We utilize these ideas to generate a future path in the case of the Prophet model. First we need to come up with a way to check whether a simulated point is a change point or not. To do that we look at the change points Prophet identified from the original time series and calculate the smallest change in the trend components observed at those historical change points. After we simulate a future value, say, \(y^*_{T+1}\) , we check whether the previous point (in this case it would be \(y_T\), this is not a simulated point as it is the last value in the time series) is a change point. It is a change point if a change in trend component at that point is greater or equal to the observed smallest change at the historical change points. In such case trend is updated and becomes a line connecting \(y_T\) and \(y^*_{T+1}\) Otherwise the slope of the trend remains the same. This is how the trend is simulated for future values. In order to reconstruct original values \(y_t\) we add seasonality and holiday components to the simulated trend values (remember we assume that only trend is affected in the path simulation process and seasonality and holiday components are already estimated by Prophet for the entire horizon).

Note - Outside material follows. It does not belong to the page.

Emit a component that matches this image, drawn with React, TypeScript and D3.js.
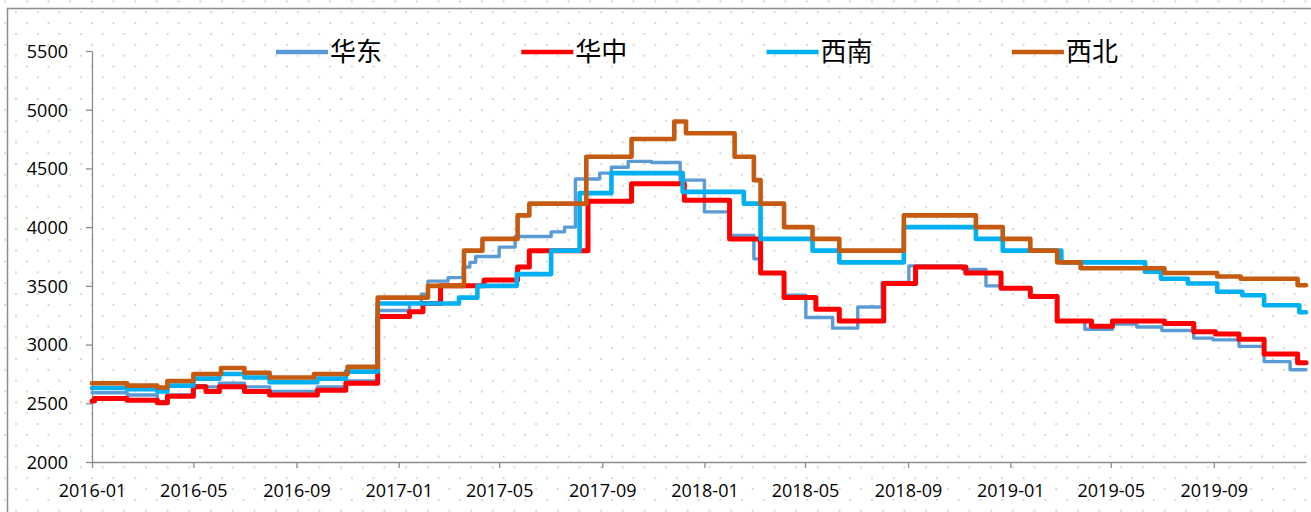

Here we show some examples for prediction intervals constructed for the Prophet model. The first graph simply shows simulated paths for a time series. The second is with prediction intervals without any aggregation for the same time series. The next graph shows prediction intervals for annual aggregation. The fourth one shows prediction intervals for the forecasts that are the sum of the forecasts computed by different multiple models. And finally prediction intervals in the case of both types of aggregations: sum of the annual forecasts coming from different models.
The benefit of simulated path based approach for calculating prediction intervals is that it is distribution-free, generalizable for aggregated forecasts, easy to implement and it is fast. What it lacks is drift adaptation mechanism. We also made an approximation but that is Prophet specific. No need to make similar approximation if another algorithm is used for time series modeling.